__Request__: Pictures do not belong in your copy. Repeat all the other data exactly.

__Data lines__:

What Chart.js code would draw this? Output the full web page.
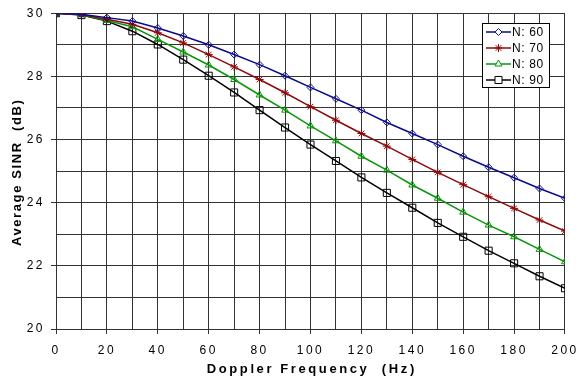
<!DOCTYPE html>
<html>
<head>
<meta charset="utf-8">
<script src="https://cdn.jsdelivr.net/npm/chart.js@4/dist/chart.umd.min.js"></script>
<style>
  html, body { margin: 0; padding: 0; background: #fff; }
  #wrap { width: 584px; height: 380px; }
</style>
</head>
<body>
<div id="wrap"><canvas id="sinrChart" width="584" height="380"></canvas></div>
<script>
// SINR vs Doppler frequency for different N
const freqs = [0, 10, 20, 30, 40, 50, 60, 70, 80, 90, 100, 110, 120, 130, 140, 150, 160, 170, 180, 190, 200];
const sinrN60 = [30, 29.97, 29.86, 29.75, 29.53, 29.28, 29.00, 28.69, 28.37, 28.02, 27.65, 27.29, 26.93, 26.54, 26.19, 25.84, 25.47, 25.12, 24.79, 24.45, 24.14];
const sinrN70 = [30, 29.96, 29.81, 29.65, 29.38, 29.06, 28.69, 28.30, 27.90, 27.48, 27.04, 26.61, 26.19, 25.79, 25.37, 24.96, 24.57, 24.19, 23.82, 23.45, 23.10];
const sinrN80 = [30, 29.95, 29.77, 29.57, 29.17, 28.77, 28.36, 27.90, 27.41, 26.93, 26.43, 25.96, 25.47, 25.03, 24.56, 24.14, 23.70, 23.29, 22.92, 22.52, 22.13];
const sinrN90 = [30, 29.94, 29.75, 29.43, 29.01, 28.53, 28.02, 27.49, 26.93, 26.38, 25.84, 25.32, 24.80, 24.31, 23.84, 23.36, 22.92, 22.48, 22.08, 21.67, 21.29];
const seriesLabels = ['N: 60', 'N: 70', 'N: 80', 'N: 90'];
const xTickLabels = [0, 20, 40, 60, 80, 100, 120, 140, 160, 180, 200];
const yTickLabels = [20, 22, 24, 26, 28, 30];
const xTitle = 'Doppler Frequency  (Hz)';
const yTitle = 'Average SINR  (dB)';

const colors = ['#0a0a8c', '#8c0a0a', '#0a960a', '#000000'];
const styles = ['rectRot', 'star', 'triangle', 'rect'];
const radii = [3.5, 4, 4, 5];
const allSeries = [sinrN60, sinrN70, sinrN80, sinrN90];

const FONT = '"Liberation Sans", Arial, sans-serif';

const datasets = allSeries.map((vals, i) => ({
	label: seriesLabels[i],
	data: vals.map((v, j) => ({ x: freqs[j], y: v })),
	borderColor: colors[i],
	backgroundColor: 'rgba(0,0,0,0)',
	borderWidth: 1.5,
	pointStyle: styles[i],
	pointRadius: radii[i],
	pointBorderColor: colors[i],
	pointBorderWidth: 1,
	pointBackgroundColor: 'rgba(0,0,0,0)',
	tension: 0,
}));

// spaced-out tick text
const spacing = {
	id: 'spacing',
	beforeDraw(chart) {
		chart.ctx.letterSpacing = '2.5px';
	},
};

// axis titles, drawn by hand so the letter spacing can differ per axis
const axisTitles = {
	id: 'axisTitles',
	afterDraw(chart) {
		const ctx = chart.ctx;
		const area = chart.chartArea;
		ctx.save();
		ctx.fillStyle = '#000';
		ctx.font = 'bold 13px ' + FONT;
		ctx.textAlign = 'center';
		ctx.textBaseline = 'alphabetic';
		ctx.letterSpacing = '2.6px';
		ctx.fillText(xTitle, (area.left + area.right) / 2 + 1.3, 373);
		ctx.translate(21, (area.top + area.bottom) / 2 + 2);
		ctx.rotate(-Math.PI / 2);
		ctx.letterSpacing = '1.6px';
		ctx.fillText(yTitle, 0.8, 0);
		ctx.restore();
	},
};

// boxed legend with line + marker samples
const boxLegend = {
	id: 'boxLegend',
	afterDraw(chart) {
		const ctx = chart.ctx;
		const left = 482, top = 23, w = 67, h = 64;
		ctx.save();
		ctx.fillStyle = '#fff';
		ctx.fillRect(left, top, w, h);
		ctx.strokeStyle = '#000';
		ctx.lineWidth = 1;
		ctx.strokeRect(left + 0.5, top + 0.5, w, h);
		ctx.letterSpacing = '0.6px';
		ctx.font = '12px ' + FONT;
		ctx.textBaseline = 'middle';
		chart.data.datasets.forEach((ds, i) => {
			const y = top + 9 + i * 16;
			ctx.strokeStyle = ds.borderColor;
			ctx.lineWidth = 1.5;
			ctx.beginPath();
			ctx.moveTo(left + 4, y);
			ctx.lineTo(left + 29, y);
			ctx.stroke();
			ctx.lineWidth = 1;
			ctx.fillStyle = '#fff';
			Chart.helpers.drawPoint(ctx, {
				pointStyle: ds.pointStyle,
				radius: ds.pointRadius,
				borderWidth: 1,
				rotation: 0,
			}, left + 16.5, y);
			ctx.fillStyle = '#000';
			ctx.fillText(ds.label, left + 30, y + 0.5);
		});
		ctx.restore();
	},
};

new Chart(document.getElementById('sinrChart'), {
	type: 'line',
	data: { datasets },
	plugins: [spacing, axisTitles, boxLegend],
	options: {
		responsive: false,
		animation: false,
		layout: { padding: { left: 0, right: 13, top: 13, bottom: 0 } },
		plugins: {
			legend: { display: false },
			tooltip: { enabled: false },
		},
		scales: {
			x: {
				type: 'linear',
				min: 0,
				max: 200,
				afterFit(scale) { scale.height = 51; },
				afterBuildTicks(scale) {
					scale.ticks = freqs.map(v => ({ value: v }));
				},
				ticks: {
					autoSkip: false,
					maxRotation: 0,
					padding: 9,
					color: '#000',
					font: { family: FONT, size: 12 },
					callback: v => (xTickLabels.includes(v) ? String(v) : ''),
				},
				grid: {
					color: '#333',
					lineWidth: 1,
					tickLength: 5,
					tickColor: c => (c.tick && xTickLabels.includes(c.tick.value) ? '#333' : 'rgba(0,0,0,0)'),
				},
				border: { color: '#333' },
			},
			y: {
				min: 20,
				max: 30,
				afterFit(scale) { scale.width = 56; },
				afterBuildTicks(scale) {
					const t = [];
					for (let v = 20; v <= 30; v++) t.push({ value: v });
					scale.ticks = t;
				},
				ticks: {
					autoSkip: false,
					padding: 6,
					color: '#000',
					font: { family: FONT, size: 12 },
					callback: v => (yTickLabels.includes(v) ? String(v) : ''),
				},
				grid: {
					color: '#333',
					lineWidth: 1,
					tickLength: 5,
					tickColor: c => (c.tick && yTickLabels.includes(c.tick.value) ? '#333' : 'rgba(0,0,0,0)'),
				},
				border: { color: '#333' },
			},
		},
	},
});
</script>
</body>
</html>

__Exercise output__:
What Chart.js code would draw this? Output the full web page.
<!DOCTYPE html>
<html>
<head>
<meta charset="utf-8">
<script src="https://cdn.jsdelivr.net/npm/chart.js@4/dist/chart.umd.min.js"></script>
<style>
  html, body { margin: 0; padding: 0; background: #fff; }
  #wrap { width: 584px; height: 380px; }
</style>
</head>
<body>
<div id="wrap"><canvas id="sinrChart" width="584" height="380"></canvas></div>
<script>
// SINR vs Doppler frequency for different N
const freqs = [0, 10, 20, 30, 40, 50, 60, 70, 80, 90, 100, 110, 120, 130, 140, 150, 160, 170, 180, 190, 200];
const sinrN60 = [30, 29.97, 29.86, 29.75, 29.53, 29.28, 29.00, 28.69, 28.37, 28.02, 27.65, 27.29, 26.93, 26.54, 26.19, 25.84, 25.47, 25.12, 24.79, 24.45, 24.14];
const sinrN70 = [30, 29.96, 29.81, 29.65, 29.38, 29.06, 28.69, 28.30, 27.90, 27.48, 27.04, 26.61, 26.19, 25.79, 25.37, 24.96, 24.57, 24.19, 23.82, 23.45, 23.10];
const sinrN80 = [30, 29.95, 29.77, 29.57, 29.17, 28.77, 28.36, 27.90, 27.41, 26.93, 26.43, 25.96, 25.47, 25.03, 24.56, 24.14, 23.70, 23.29, 22.92, 22.52, 22.13];
const sinrN90 = [30, 29.94, 29.75, 29.43, 29.01, 28.53, 28.02, 27.49, 26.93, 26.38, 25.84, 25.32, 24.80, 24.31, 23.84, 23.36, 22.92, 22.48, 22.08, 21.67, 21.29];
const seriesLabels = ['N: 60', 'N: 70', 'N: 80', 'N: 90'];
const xTickLabels = [0, 20, 40, 60, 80, 100, 120, 140, 160, 180, 200];
const yTickLabels = [20, 22, 24, 26, 28, 30];
const xTitle = 'Doppler Frequency  (Hz)';
const yTitle = 'Average SINR  (dB)';

const colors = ['#0a0a8c', '#8c0a0a', '#0a960a', '#000000'];
const styles = ['rectRot', 'star', 'triangle', 'rect'];
const radii = [3.5, 4, 4, 5];
const allSeries = [sinrN60, sinrN70, sinrN80, sinrN90];

const FONT = '"Liberation Sans", Arial, sans-serif';

const datasets = allSeries.map((vals, i) => ({
	label: seriesLabels[i],
	data: vals.map((v, j) => ({ x: freqs[j], y: v })),
	borderColor: colors[i],
	backgroundColor: 'rgba(0,0,0,0)',
	borderWidth: 1.5,
	pointStyle: styles[i],
	pointRadius: radii[i],
	pointBorderColor: colors[i],
	pointBorderWidth: 1,
	pointBackgroundColor: 'rgba(0,0,0,0)',
	tension: 0,
}));

// spaced-out tick text
const spacing = {
	id: 'spacing',
	beforeDraw(chart) {
		chart.ctx.letterSpacing = '2.5px';
	},
};

// axis titles, drawn by hand so the letter spacing can differ per axis
const axisTitles = {
	id: 'axisTitles',
	afterDraw(chart) {
		const ctx = chart.ctx;
		const area = chart.chartArea;
		ctx.save();
		ctx.fillStyle = '#000';
		ctx.font = 'bold 13px ' + FONT;
		ctx.textAlign = 'center';
		ctx.textBaseline = 'alphabetic';
		ctx.letterSpacing = '2.6px';
		ctx.fillText(xTitle, (area.left + area.right) / 2 + 1.3, 373);
		ctx.translate(21, (area.top + area.bottom) / 2 + 2);
		ctx.rotate(-Math.PI / 2);
		ctx.letterSpacing = '1.6px';
		ctx.fillText(yTitle, 0.8, 0);
		ctx.restore();
	},
};

// boxed legend with line + marker samples
const boxLegend = {
	id: 'boxLegend',
	afterDraw(chart) {
		const ctx = chart.ctx;
		const left = 482, top = 23, w = 67, h = 64;
		ctx.save();
		ctx.fillStyle = '#fff';
		ctx.fillRect(left, top, w, h);
		ctx.strokeStyle = '#000';
		ctx.lineWidth = 1;
		ctx.strokeRect(left + 0.5, top + 0.5, w, h);
		ctx.letterSpacing = '0.6px';
		ctx.font = '12px ' + FONT;
		ctx.textBaseline = 'middle';
		chart.data.datasets.forEach((ds, i) => {
			const y = top + 9 + i * 16;
			ctx.strokeStyle = ds.borderColor;
			ctx.lineWidth = 1.5;
			ctx.beginPath();
			ctx.moveTo(left + 4, y);
			ctx.lineTo(left + 29, y);
			ctx.stroke();
			ctx.lineWidth = 1;
			ctx.fillStyle = '#fff';
			Chart.helpers.drawPoint(ctx, {
				pointStyle: ds.pointStyle,
				radius: ds.pointRadius,
				borderWidth: 1,
				rotation: 0,
			}, left + 16.5, y);
			ctx.fillStyle = '#000';
			ctx.fillText(ds.label, left + 30, y + 0.5);
		});
		ctx.restore();
	},
};

new Chart(document.getElementById('sinrChart'), {
	type: 'line',
	data: { datasets },
	plugins: [spacing, axisTitles, boxLegend],
	options: {
		responsive: false,
		animation: false,
		layout: { padding: { left: 0, right: 13, top: 13, bottom: 0 } },
		plugins: {
			legend: { display: false },
			tooltip: { enabled: false },
		},
		scales: {
			x: {
				type: 'linear',
				min: 0,
				max: 200,
				afterFit(scale) { scale.height = 51; },
				afterBuildTicks(scale) {
					scale.ticks = freqs.map(v => ({ value: v }));
				},
				ticks: {
					autoSkip: false,
					maxRotation: 0,
					padding: 9,
					color: '#000',
					font: { family: FONT, size: 12 },
					callback: v => (xTickLabels.includes(v) ? String(v) : ''),
				},
				grid: {
					color: '#333',
					lineWidth: 1,
					tickLength: 5,
					tickColor: c => (c.tick && xTickLabels.includes(c.tick.value) ? '#333' : 'rgba(0,0,0,0)'),
				},
				border: { color: '#333' },
			},
			y: {
				min: 20,
				max: 30,
				afterFit(scale) { scale.width = 56; },
				afterBuildTicks(scale) {
					const t = [];
					for (let v = 20; v <= 30; v++) t.push({ value: v });
					scale.ticks = t;
				},
				ticks: {
					autoSkip: false,
					padding: 6,
					color: '#000',
					font: { family: FONT, size: 12 },
					callback: v => (yTickLabels.includes(v) ? String(v) : ''),
				},
				grid: {
					color: '#333',
					lineWidth: 1,
					tickLength: 5,
					tickColor: c => (c.tick && yTickLabels.includes(c.tick.value) ? '#333' : 'rgba(0,0,0,0)'),
				},
				border: { color: '#333' },
			},
		},
	},
});
</script>
</body>
</html>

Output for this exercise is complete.